_Problem requirements:_ Select the lines of the records containing the word "this" and list them.

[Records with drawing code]
** BEGIN **

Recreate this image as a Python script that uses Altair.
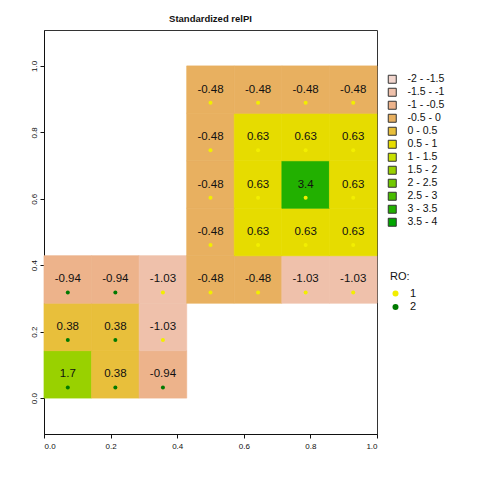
import altair as alt
import pandas as pd

# grid cells: column index, row index (0 = bottom), value, RO class
cols = [0, 1, 2,
        0, 1, 2,
        0, 1, 2, 3, 4, 5, 6,
        3, 4, 5, 6,
        3, 4, 5, 6,
        3, 4, 5, 6,
        3, 4, 5, 6]
rows = [0, 0, 0,
        1, 1, 1,
        2, 2, 2, 2, 2, 2, 2,
        3, 3, 3, 3,
        4, 4, 4, 4,
        5, 5, 5, 5,
        6, 6, 6, 6]
values = [1.7, 0.38, -0.94,
          0.38, 0.38, -1.03,
          -0.94, -0.94, -1.03, -0.48, -0.48, -1.03, -1.03,
          -0.48, 0.63, 0.63, 0.63,
          -0.48, 0.63, 3.4, 0.63,
          -0.48, 0.63, 0.63, 0.63,
          -0.48, -0.48, -0.48, -0.48]
ro = ["2", "2", "2",
      "2", "2", "1",
      "2", "2", "1", "1", "1", "1", "1",
      "1", "1", "1", "1",
      "1", "1", "1", "1",
      "1", "1", "1", "1",
      "1", "1", "1", "1"]

bin_lower = [-2, -1.5, -1, -0.5, 0, 0.5, 1, 1.5, 2, 2.5, 3, 3.5]
bin_labels = ["-2 - -1.5", "-1.5 - -1", "-1 - -0.5", "-0.5 - 0", "0 - 0.5", "0.5 - 1",
              "1 - 1.5", "1.5 - 2", "2 - 2.5", "2.5 - 3", "3 - 3.5", "3.5 - 4"]
bin_colors = ["#F2D6CE", "#EFC1AB", "#EDB38B", "#E8B060", "#E8BF3B", "#E6DC00",
              "#C8E000", "#99D100", "#70C800", "#48BC00", "#22B000", "#00A600"]
bin_codes = ["b%d" % i for i in range(len(bin_labels))]

ro_labels = ["1", "2"]
ro_colors = ["#F2EE00", "#007A00"]

x_ticks = [0.0, 0.2, 0.4, 0.6, 0.8, 1.0]
n_cells = 7


def bin_index(v):
    idx = 0
    for i, lo in enumerate(bin_lower):
        if v >= lo:
            idx = i
    return idx


df = pd.DataFrame({"col": cols, "row": rows, "value": values, "ro": ro})
df["x0"] = df["col"] / n_cells
df["x1"] = (df["col"] + 1) / n_cells
df["y0"] = df["row"] / n_cells
df["y1"] = (df["row"] + 1) / n_cells
df["xc"] = (df["col"] + 0.5) / n_cells
df["yc"] = (df["row"] + 0.5) / n_cells
df["yp"] = df["row"] / n_cells + 0.032
df["bin"] = [bin_labels[bin_index(v)] for v in values]
df["bin_code"] = [bin_codes[bin_index(v)] for v in values]
df["label"] = [str(v) for v in values]

xscale = alt.Scale(domain=[0, 1], nice=False, zero=False)
yscale = alt.Scale(domain=[-0.108, 1.108], nice=False, zero=False)

xaxis = alt.Axis(values=x_ticks, format=".1f", title=None, grid=False,
                 tickSize=4, labelPadding=4, labelFontSize=8)
yaxis = alt.Axis(values=x_ticks, format=".1f", title=None, grid=False,
                 tickSize=4, labelPadding=2, labelFontSize=8,
                 labelAngle=270, labelAlign="center", labelBaseline="bottom")

base = alt.Chart(df)

rect = base.mark_rect(strokeWidth=0.7).encode(
    x=alt.X("x0:Q", scale=xscale, axis=xaxis),
    x2="x1:Q",
    y=alt.Y("y0:Q", scale=yscale, axis=yaxis),
    y2="y1:Q",
    fill=alt.Fill("bin:N",
                  scale=alt.Scale(domain=bin_labels, range=bin_colors),
                  legend=alt.Legend(title=None, orient="none", legendX=343, legendY=44,
                                    symbolType="square", symbolSize=64,
                                    symbolStrokeColor="#333", symbolStrokeWidth=1,
                                    labelFontSize=10.5, labelOffset=10, rowPadding=0,
                                    padding=0, labelColor="#111")),
    stroke=alt.Stroke("bin_code:N", scale=alt.Scale(domain=bin_codes, range=bin_colors),
                      legend=None),
)

text = base.mark_text(fontSize=11.5, color="#111").encode(
    x=alt.X("xc:Q", scale=xscale),
    y=alt.Y("yc:Q", scale=yscale),
    text="label:N",
)

points = base.mark_circle(size=16, opacity=1).encode(
    x=alt.X("xc:Q", scale=xscale),
    y=alt.Y("yp:Q", scale=yscale),
    color=alt.Color("ro:N",
                    scale=alt.Scale(domain=ro_labels, range=ro_colors),
                    legend=alt.Legend(title="RO:", orient="none", legendX=346, legendY=241,
                                      titleFontSize=11, titleFontWeight="normal",
                                      titleColor="#111", titlePadding=6,
                                      symbolType="circle", symbolSize=36,
                                      symbolStrokeWidth=0,
                                      labelFontSize=11, labelOffset=9, rowPadding=1.5,
                                      padding=0, labelColor="#111")),
)

chart = alt.layer(rect, text, points).properties(
    width=333,
    height=404,
    autosize=alt.AutoSizeParams(type="none"),
    padding={"left": 44, "top": 30, "right": 103, "bottom": 46},
    title=alt.Title("Standardized relPI", fontSize=9.5, fontWeight="bold",
                    anchor="middle", offset=7, color="#111"),
).configure(
    font="Liberation Sans",
).configure_view(
    stroke="#333", strokeWidth=1,
).configure_axis(
    domainColor="#111", tickColor="#111", labelColor="#111",
    labelFont="Liberation Sans",
).configure_legend(
    labelFont="Liberation Sans", titleFont="Liberation Sans",
)

chart.save("out.html", embed_options={"renderer": "svg", "actions": False})
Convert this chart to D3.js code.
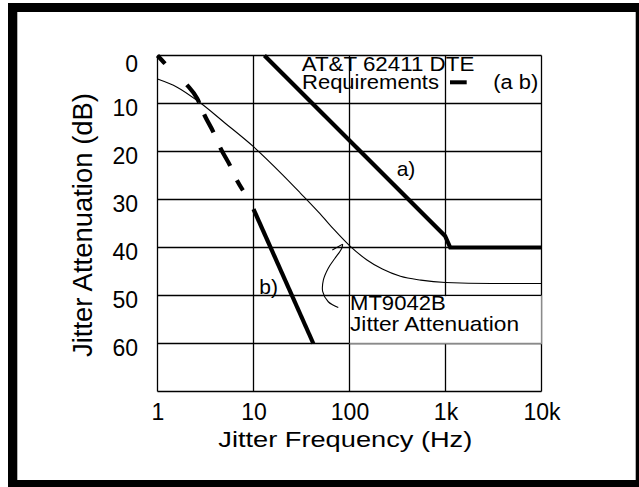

** END **

_Solution:_
Recreate this image as a Python script that uses Altair.
Convert this chart to D3.js code.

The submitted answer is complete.